La Cantoria
La Cantoria. Montreal choir with a nucleus of about 30 voices, founded ca 1939, and directed by Victor Brault. It performed choral works with one or two pianos as well as operas and oratorios. Its aim was to promote Canadian music and partsongs and folksongs from other countries. Four CBC radio series, 'Le Chant du monde' 1939-42, were very successful and later were broadcast in Latin America. La Cantoria, under Jean-Marie Beaudet's direction, also sang for the CBC Honegger's Le Roi David in 1941, and Pierné's La Croisade des enfants in 1942 and Les Enfants à Bethléem in 1946. In September 1943 the choir, a member of the Metropolitan Opera Guild, took part in Metropolitan performances of Aida, Lohengrin, and Boris Godunov at the St-Denis Theatre. It also performed operas such as Orphée et Eurydice and Carmen with Victor Brault.
Brault commissioned original works by several renowned composers, including Alexandre Tansman, whose Deux Chants anciens religeux de Pologne, for choir and piano, La Cantoria premiered on CBC radio in 1945. With the co-operation of Nadia Boulanger and Jean Françaix La Cantoria appeared in 1947 at the École normale in Paris, singing Lili Boulanger's Vieille prière bouddhique and works by Canadian composers, notably Claude Champagne (Suite canadienne, its first performance in Paris since it had been premiered there in 1928), James Callihou (Léo-Pol Morin), Laurent Winter (Victor Brault), and Andrée Desautels.

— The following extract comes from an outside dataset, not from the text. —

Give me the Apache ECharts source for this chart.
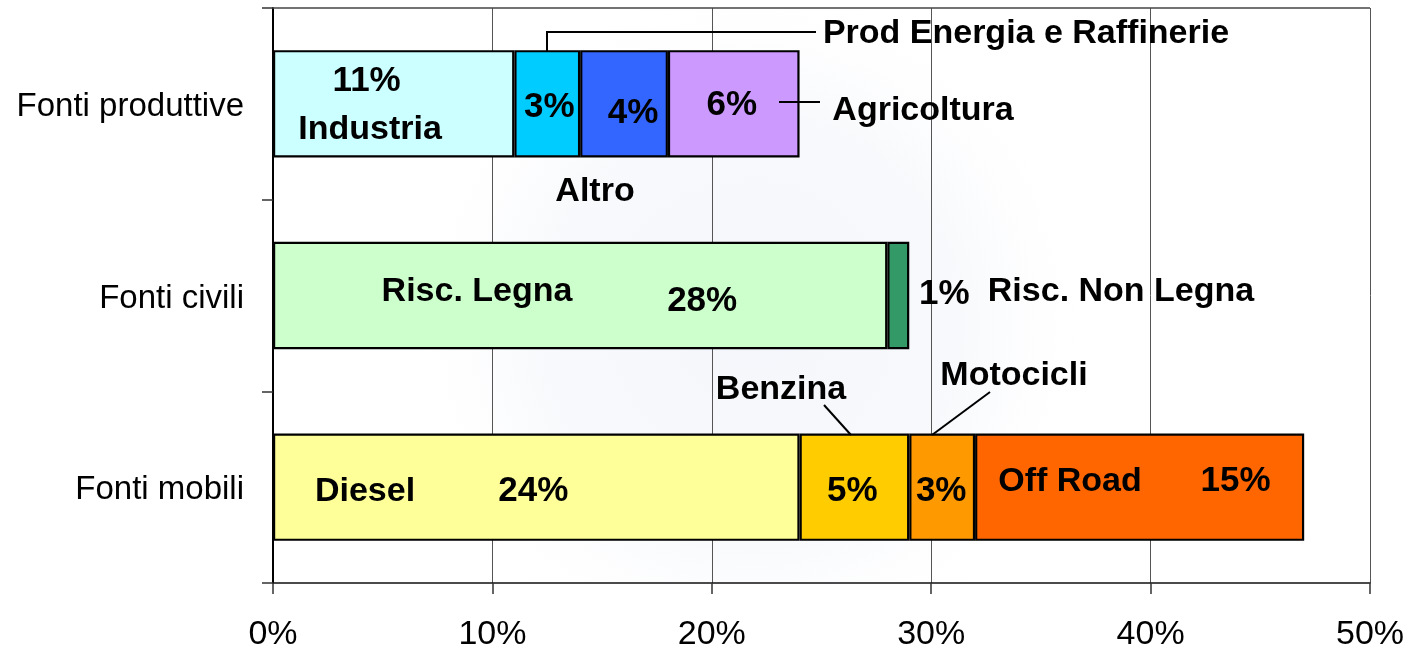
<!DOCTYPE html>
<html><head><meta charset="utf-8">
<style>html,body{margin:0;padding:0;background:#fff}#c{width:1408px;height:646px}</style>
<script src="https://cdn.jsdelivr.net/npm/echarts@6/dist/echarts.min.js"></script>
</head><body><div id="c"></div>
<script>
const categories = ['Fonti produttive','Fonti civili','Fonti mobili'];
const tickLabels = [0,10,20,30,40,50];
const industria = [11,null,null];
const prodEnergia = [3,null,null];
const altro = [4,null,null];
const agricoltura = [6,null,null];
const riscLegna = [null,28,null];
const riscNonLegna = [null,1,null];
const diesel = [null,null,24];
const benzina = [null,null,5];
const motocicli = [null,null,3];
const offRoad = [null,null,15];

const FONT = '"Liberation Sans", Arial, sans-serif';
function seg(name, data, color, offset){
  return {name, type:'bar', stack:'t', data, barWidth:'56%',
    itemStyle:{color, borderColor:'#000', borderWidth:2.2},
    label:{show:true, position:'inside', offset, formatter:'{c}%', color:'#000',
      fontFamily:FONT, fontWeight:'bold', fontSize:35}};
}
const chart = echarts.init(document.getElementById('c'), null, {renderer:'canvas'});
function txt(text,x,y){return {type:'text',z:50,style:{text,x,y,fill:'#000',align:'center',verticalAlign:'middle',
  font:'bold 34px '+FONT}};}
function line(p){return {type:'polyline',z:50,shape:{points:p},style:{stroke:'#000',lineWidth:2,fill:null}};}
chart.setOption({
  animation:false,
  backgroundColor:'#fff',
  grid:{left:273,right:38,top:8,bottom:63,containLabel:false,show:false,outerBoundsMode:'none'},
  xAxis:{type:'value',min:0,max:50,interval:10,
    axisLine:{show:true,lineStyle:{color:'#111',width:1.5}},
    axisTick:{show:true,length:11,lineStyle:{color:'#333',width:1.5}},
    axisLabel:{fontFamily:FONT,fontSize:34,color:'#000',margin:35,
      formatter:v=>v+'%',customValues:tickLabels},
    splitLine:{show:true,lineStyle:{color:'#555',width:1}}},
  yAxis:{type:'category',inverse:true,data:categories,
    axisLine:{show:true,lineStyle:{color:'#000',width:2}},
    axisTick:{show:true,length:11,alignWithLabel:false,lineStyle:{color:'#333',width:1.5}},
    axisLabel:{fontFamily:FONT,fontSize:33,color:'#000',margin:29,padding:[0,0,0,0],
      formatter:v=>'{a|'+v+'}',rich:{a:{fontFamily:FONT,fontSize:33,color:'#000',lineHeight:33,padding:[6,0,0,0]}}}},
  series:[
    seg('Industria',industria,'#ccffff',[-27,-22]),
    seg('Prod Energia e Raffinerie',prodEnergia,'#00ccff',[2,4]),
    seg('Altro',altro,'#3366ff',[9,10]),
    seg('Agricoltura',agricoltura,'#cc99ff',[-2,2]),
    seg('Risc. Legna',riscLegna,'#ccffcc',[122,6]),
    seg('Risc. Non Legna',riscNonLegna,'#339966',[46,-1]),
    seg('Diesel',diesel,'#ffff99',[-3,4]),
    seg('Benzina',benzina,'#ffcc00',[-2,4]),
    seg('Motocicli',motocicli,'#ff9900',[-1,4]),
    seg('Off Road',offRoad,'#ff6600',[96,-6])
  ],
  graphic:[
    {type:'rect',z:-1,silent:true,shape:{x:400,y:8,width:700,height:575},
      style:{fill:new echarts.graphic.RadialGradient(.5,.55,.62,[{offset:0,color:'rgba(244,246,251,1)'},{offset:.6,color:'rgba(246,248,251,.8)'},{offset:1,color:'rgba(255,255,255,0)'}])}},
    {type:'line',z:1,silent:true,shape:{x1:273,y1:8,x2:1370,y2:8},style:{stroke:'#444',lineWidth:1.5}},
    txt('Industria',370,130),
    txt('Altro',595,192),
    txt('Prod Energia e Raffinerie',1026,34),
    txt('Agricoltura',923,111),
    txt('Risc. Legna',477,292),
    txt('Risc. Non Legna',1121,292),
    txt('Benzina',781,390),
    txt('Motocicli',1014,376),
    txt('Diesel',365,492),
    txt('Off Road',1070,482),
    line([[547,51],[547,32],[816,32]]),
    line([[779,102],[820,102]]),
    line([[851,435],[824,405]]),
    line([[932,435],[990,392]])
  ]
});
</script></body></html>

The honorary board of La Cantoria included Sir Ernest MacMillan, Claude Champagne, Darius Milhaud, Vladimir Golschmann, Alexandre Tansman, and Arthur Honegger. La Cantoria recorded Champagne's Suite canadienne in 1945 on 78 rpm (RCI Canadian Album no. 1/RCA DM-1229) with the CBC Montreal orchestra conducted by Beaudet (a reissue was released in 1988 on 4-ACM 30). The choir disbanded in the early 1950s.
Another ensemble, La Cantoria de Montréal, directed by Pierre Albrech, flourished briefly in 1926.